GOAL OF THE EXERCISE:
Give the listing again exactly, omitting its images.

● ● ● ● ●

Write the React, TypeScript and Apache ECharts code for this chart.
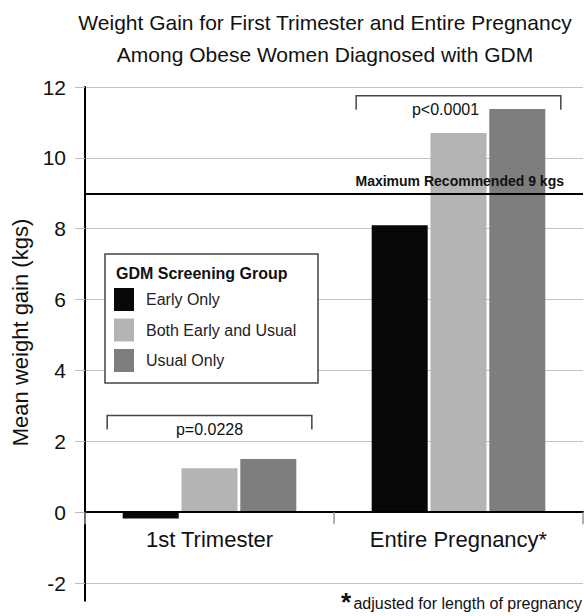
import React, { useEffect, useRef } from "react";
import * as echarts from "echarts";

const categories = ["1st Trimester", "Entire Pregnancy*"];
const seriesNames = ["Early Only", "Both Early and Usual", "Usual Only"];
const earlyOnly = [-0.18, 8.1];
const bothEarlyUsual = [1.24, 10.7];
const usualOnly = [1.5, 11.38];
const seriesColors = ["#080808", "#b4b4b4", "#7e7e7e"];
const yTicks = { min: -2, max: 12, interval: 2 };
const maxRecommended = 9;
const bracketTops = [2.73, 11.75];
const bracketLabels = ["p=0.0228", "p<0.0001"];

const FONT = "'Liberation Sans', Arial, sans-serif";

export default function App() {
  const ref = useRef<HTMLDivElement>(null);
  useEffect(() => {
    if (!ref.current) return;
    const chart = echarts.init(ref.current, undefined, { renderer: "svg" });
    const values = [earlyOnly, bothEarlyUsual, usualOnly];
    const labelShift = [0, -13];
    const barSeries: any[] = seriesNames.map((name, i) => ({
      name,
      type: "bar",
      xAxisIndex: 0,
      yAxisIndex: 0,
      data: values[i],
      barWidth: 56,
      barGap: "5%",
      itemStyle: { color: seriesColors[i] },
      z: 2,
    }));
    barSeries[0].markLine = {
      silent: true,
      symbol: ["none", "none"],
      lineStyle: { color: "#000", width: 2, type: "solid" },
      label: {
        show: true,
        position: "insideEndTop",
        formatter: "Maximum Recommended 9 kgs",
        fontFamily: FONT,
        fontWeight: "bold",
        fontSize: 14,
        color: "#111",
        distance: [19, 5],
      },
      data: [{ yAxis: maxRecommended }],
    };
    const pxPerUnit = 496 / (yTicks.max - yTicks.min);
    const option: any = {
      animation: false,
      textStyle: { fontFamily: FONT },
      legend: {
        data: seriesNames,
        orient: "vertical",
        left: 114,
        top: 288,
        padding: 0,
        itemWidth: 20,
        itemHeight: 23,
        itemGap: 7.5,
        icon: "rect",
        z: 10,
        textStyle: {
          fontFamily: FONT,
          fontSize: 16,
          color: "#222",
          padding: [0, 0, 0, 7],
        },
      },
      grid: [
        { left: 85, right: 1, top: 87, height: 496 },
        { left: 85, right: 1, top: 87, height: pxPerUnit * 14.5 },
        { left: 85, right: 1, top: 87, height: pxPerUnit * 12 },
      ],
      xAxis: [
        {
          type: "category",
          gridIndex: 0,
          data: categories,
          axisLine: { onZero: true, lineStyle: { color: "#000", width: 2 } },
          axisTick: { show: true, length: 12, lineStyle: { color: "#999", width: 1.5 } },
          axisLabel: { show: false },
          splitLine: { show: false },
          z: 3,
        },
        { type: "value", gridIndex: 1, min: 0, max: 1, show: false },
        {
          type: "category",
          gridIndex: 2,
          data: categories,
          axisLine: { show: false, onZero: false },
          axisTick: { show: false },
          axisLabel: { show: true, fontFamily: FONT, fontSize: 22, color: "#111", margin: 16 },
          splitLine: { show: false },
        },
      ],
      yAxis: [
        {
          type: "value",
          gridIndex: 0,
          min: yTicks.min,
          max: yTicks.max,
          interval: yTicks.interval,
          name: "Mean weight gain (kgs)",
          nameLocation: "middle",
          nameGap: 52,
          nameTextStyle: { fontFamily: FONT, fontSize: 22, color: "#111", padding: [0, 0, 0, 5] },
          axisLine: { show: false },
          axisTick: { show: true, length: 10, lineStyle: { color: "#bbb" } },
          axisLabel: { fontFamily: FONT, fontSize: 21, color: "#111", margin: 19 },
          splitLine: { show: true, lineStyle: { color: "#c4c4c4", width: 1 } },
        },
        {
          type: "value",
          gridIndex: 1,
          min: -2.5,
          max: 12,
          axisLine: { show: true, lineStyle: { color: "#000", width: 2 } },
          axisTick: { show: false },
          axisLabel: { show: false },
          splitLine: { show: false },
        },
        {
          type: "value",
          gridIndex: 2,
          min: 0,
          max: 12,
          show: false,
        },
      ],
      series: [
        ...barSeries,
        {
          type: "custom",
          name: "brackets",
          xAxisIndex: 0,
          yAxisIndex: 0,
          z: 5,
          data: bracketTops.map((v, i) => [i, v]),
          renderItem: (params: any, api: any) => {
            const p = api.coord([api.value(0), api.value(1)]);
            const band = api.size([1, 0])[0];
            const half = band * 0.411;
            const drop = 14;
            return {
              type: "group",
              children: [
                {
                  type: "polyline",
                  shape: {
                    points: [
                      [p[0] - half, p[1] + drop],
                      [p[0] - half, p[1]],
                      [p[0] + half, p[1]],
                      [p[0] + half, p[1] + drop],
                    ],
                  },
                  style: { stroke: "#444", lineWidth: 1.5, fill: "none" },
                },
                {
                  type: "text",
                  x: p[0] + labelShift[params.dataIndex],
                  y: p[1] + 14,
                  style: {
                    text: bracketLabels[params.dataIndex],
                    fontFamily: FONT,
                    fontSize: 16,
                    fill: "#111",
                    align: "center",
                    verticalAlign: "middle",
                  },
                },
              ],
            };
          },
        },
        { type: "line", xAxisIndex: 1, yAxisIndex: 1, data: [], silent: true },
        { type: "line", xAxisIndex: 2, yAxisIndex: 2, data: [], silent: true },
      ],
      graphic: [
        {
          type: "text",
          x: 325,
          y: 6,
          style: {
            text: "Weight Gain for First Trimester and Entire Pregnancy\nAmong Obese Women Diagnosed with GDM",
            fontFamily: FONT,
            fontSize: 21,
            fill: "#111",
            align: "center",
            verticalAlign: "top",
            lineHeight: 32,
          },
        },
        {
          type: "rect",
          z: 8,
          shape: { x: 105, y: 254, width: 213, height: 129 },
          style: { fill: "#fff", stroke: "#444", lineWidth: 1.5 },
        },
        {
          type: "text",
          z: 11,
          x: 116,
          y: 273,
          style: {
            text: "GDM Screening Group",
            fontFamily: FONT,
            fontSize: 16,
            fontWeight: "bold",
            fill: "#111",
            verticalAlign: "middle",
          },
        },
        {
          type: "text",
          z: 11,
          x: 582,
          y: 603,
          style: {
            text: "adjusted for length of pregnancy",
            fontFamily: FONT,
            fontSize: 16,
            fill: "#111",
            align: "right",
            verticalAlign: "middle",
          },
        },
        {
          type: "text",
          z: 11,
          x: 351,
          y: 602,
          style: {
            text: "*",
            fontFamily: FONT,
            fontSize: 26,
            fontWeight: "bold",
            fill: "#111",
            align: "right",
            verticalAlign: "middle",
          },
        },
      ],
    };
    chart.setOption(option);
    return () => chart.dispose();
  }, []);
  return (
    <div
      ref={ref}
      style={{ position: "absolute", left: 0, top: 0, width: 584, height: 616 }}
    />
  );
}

● ● ● ● ●

OUTPUT FOR THIS TASK:
Write the React, TypeScript and Apache ECharts code for this chart.
import React, { useEffect, useRef } from "react";
import * as echarts from "echarts";

const categories = ["1st Trimester", "Entire Pregnancy*"];
const seriesNames = ["Early Only", "Both Early and Usual", "Usual Only"];
const earlyOnly = [-0.18, 8.1];
const bothEarlyUsual = [1.24, 10.7];
const usualOnly = [1.5, 11.38];
const seriesColors = ["#080808", "#b4b4b4", "#7e7e7e"];
const yTicks = { min: -2, max: 12, interval: 2 };
const maxRecommended = 9;
const bracketTops = [2.73, 11.75];
const bracketLabels = ["p=0.0228", "p<0.0001"];

const FONT = "'Liberation Sans', Arial, sans-serif";

export default function App() {
  const ref = useRef<HTMLDivElement>(null);
  useEffect(() => {
    if (!ref.current) return;
    const chart = echarts.init(ref.current, undefined, { renderer: "svg" });
    const values = [earlyOnly, bothEarlyUsual, usualOnly];
    const labelShift = [0, -13];
    const barSeries: any[] = seriesNames.map((name, i) => ({
      name,
      type: "bar",
      xAxisIndex: 0,
      yAxisIndex: 0,
      data: values[i],
      barWidth: 56,
      barGap: "5%",
      itemStyle: { color: seriesColors[i] },
      z: 2,
    }));
    barSeries[0].markLine = {
      silent: true,
      symbol: ["none", "none"],
      lineStyle: { color: "#000", width: 2, type: "solid" },
      label: {
        show: true,
        position: "insideEndTop",
        formatter: "Maximum Recommended 9 kgs",
        fontFamily: FONT,
        fontWeight: "bold",
        fontSize: 14,
        color: "#111",
        distance: [19, 5],
      },
      data: [{ yAxis: maxRecommended }],
    };
    const pxPerUnit = 496 / (yTicks.max - yTicks.min);
    const option: any = {
      animation: false,
      textStyle: { fontFamily: FONT },
      legend: {
        data: seriesNames,
        orient: "vertical",
        left: 114,
        top: 288,
        padding: 0,
        itemWidth: 20,
        itemHeight: 23,
        itemGap: 7.5,
        icon: "rect",
        z: 10,
        textStyle: {
          fontFamily: FONT,
          fontSize: 16,
          color: "#222",
          padding: [0, 0, 0, 7],
        },
      },
      grid: [
        { left: 85, right: 1, top: 87, height: 496 },
        { left: 85, right: 1, top: 87, height: pxPerUnit * 14.5 },
        { left: 85, right: 1, top: 87, height: pxPerUnit * 12 },
      ],
      xAxis: [
        {
          type: "category",
          gridIndex: 0,
          data: categories,
          axisLine: { onZero: true, lineStyle: { color: "#000", width: 2 } },
          axisTick: { show: true, length: 12, lineStyle: { color: "#999", width: 1.5 } },
          axisLabel: { show: false },
          splitLine: { show: false },
          z: 3,
        },
        { type: "value", gridIndex: 1, min: 0, max: 1, show: false },
        {
          type: "category",
          gridIndex: 2,
          data: categories,
          axisLine: { show: false, onZero: false },
          axisTick: { show: false },
          axisLabel: { show: true, fontFamily: FONT, fontSize: 22, color: "#111", margin: 16 },
          splitLine: { show: false },
        },
      ],
      yAxis: [
        {
          type: "value",
          gridIndex: 0,
          min: yTicks.min,
          max: yTicks.max,
          interval: yTicks.interval,
          name: "Mean weight gain (kgs)",
          nameLocation: "middle",
          nameGap: 52,
          nameTextStyle: { fontFamily: FONT, fontSize: 22, color: "#111", padding: [0, 0, 0, 5] },
          axisLine: { show: false },
          axisTick: { show: true, length: 10, lineStyle: { color: "#bbb" } },
          axisLabel: { fontFamily: FONT, fontSize: 21, color: "#111", margin: 19 },
          splitLine: { show: true, lineStyle: { color: "#c4c4c4", width: 1 } },
        },
        {
          type: "value",
          gridIndex: 1,
          min: -2.5,
          max: 12,
          axisLine: { show: true, lineStyle: { color: "#000", width: 2 } },
          axisTick: { show: false },
          axisLabel: { show: false },
          splitLine: { show: false },
        },
        {
          type: "value",
          gridIndex: 2,
          min: 0,
          max: 12,
          show: false,
        },
      ],
      series: [
        ...barSeries,
        {
          type: "custom",
          name: "brackets",
          xAxisIndex: 0,
          yAxisIndex: 0,
          z: 5,
          data: bracketTops.map((v, i) => [i, v]),
          renderItem: (params: any, api: any) => {
            const p = api.coord([api.value(0), api.value(1)]);
            const band = api.size([1, 0])[0];
            const half = band * 0.411;
            const drop = 14;
            return {
              type: "group",
              children: [
                {
                  type: "polyline",
                  shape: {
                    points: [
                      [p[0] - half, p[1] + drop],
                      [p[0] - half, p[1]],
                      [p[0] + half, p[1]],
                      [p[0] + half, p[1] + drop],
                    ],
                  },
                  style: { stroke: "#444", lineWidth: 1.5, fill: "none" },
                },
                {
                  type: "text",
                  x: p[0] + labelShift[params.dataIndex],
                  y: p[1] + 14,
                  style: {
                    text: bracketLabels[params.dataIndex],
                    fontFamily: FONT,
                    fontSize: 16,
                    fill: "#111",
                    align: "center",
                    verticalAlign: "middle",
                  },
                },
              ],
            };
          },
        },
        { type: "line", xAxisIndex: 1, yAxisIndex: 1, data: [], silent: true },
        { type: "line", xAxisIndex: 2, yAxisIndex: 2, data: [], silent: true },
      ],
      graphic: [
        {
          type: "text",
          x: 325,
          y: 6,
          style: {
            text: "Weight Gain for First Trimester and Entire Pregnancy\nAmong Obese Women Diagnosed with GDM",
            fontFamily: FONT,
            fontSize: 21,
            fill: "#111",
            align: "center",
            verticalAlign: "top",
            lineHeight: 32,
          },
        },
        {
          type: "rect",
          z: 8,
          shape: { x: 105, y: 254, width: 213, height: 129 },
          style: { fill: "#fff", stroke: "#444", lineWidth: 1.5 },
        },
        {
          type: "text",
          z: 11,
          x: 116,
          y: 273,
          style: {
            text: "GDM Screening Group",
            fontFamily: FONT,
            fontSize: 16,
            fontWeight: "bold",
            fill: "#111",
            verticalAlign: "middle",
          },
        },
        {
          type: "text",
          z: 11,
          x: 582,
          y: 603,
          style: {
            text: "adjusted for length of pregnancy",
            fontFamily: FONT,
            fontSize: 16,
            fill: "#111",
            align: "right",
            verticalAlign: "middle",
          },
        },
        {
          type: "text",
          z: 11,
          x: 351,
          y: 602,
          style: {
            text: "*",
            fontFamily: FONT,
            fontSize: 26,
            fontWeight: "bold",
            fill: "#111",
            align: "right",
            verticalAlign: "middle",
          },
        },
      ],
    };
    chart.setOption(option);
    return () => chart.dispose();
  }, []);
  return (
    <div
      ref={ref}
      style={{ position: "absolute", left: 0, top: 0, width: 584, height: 616 }}
    />
  );
}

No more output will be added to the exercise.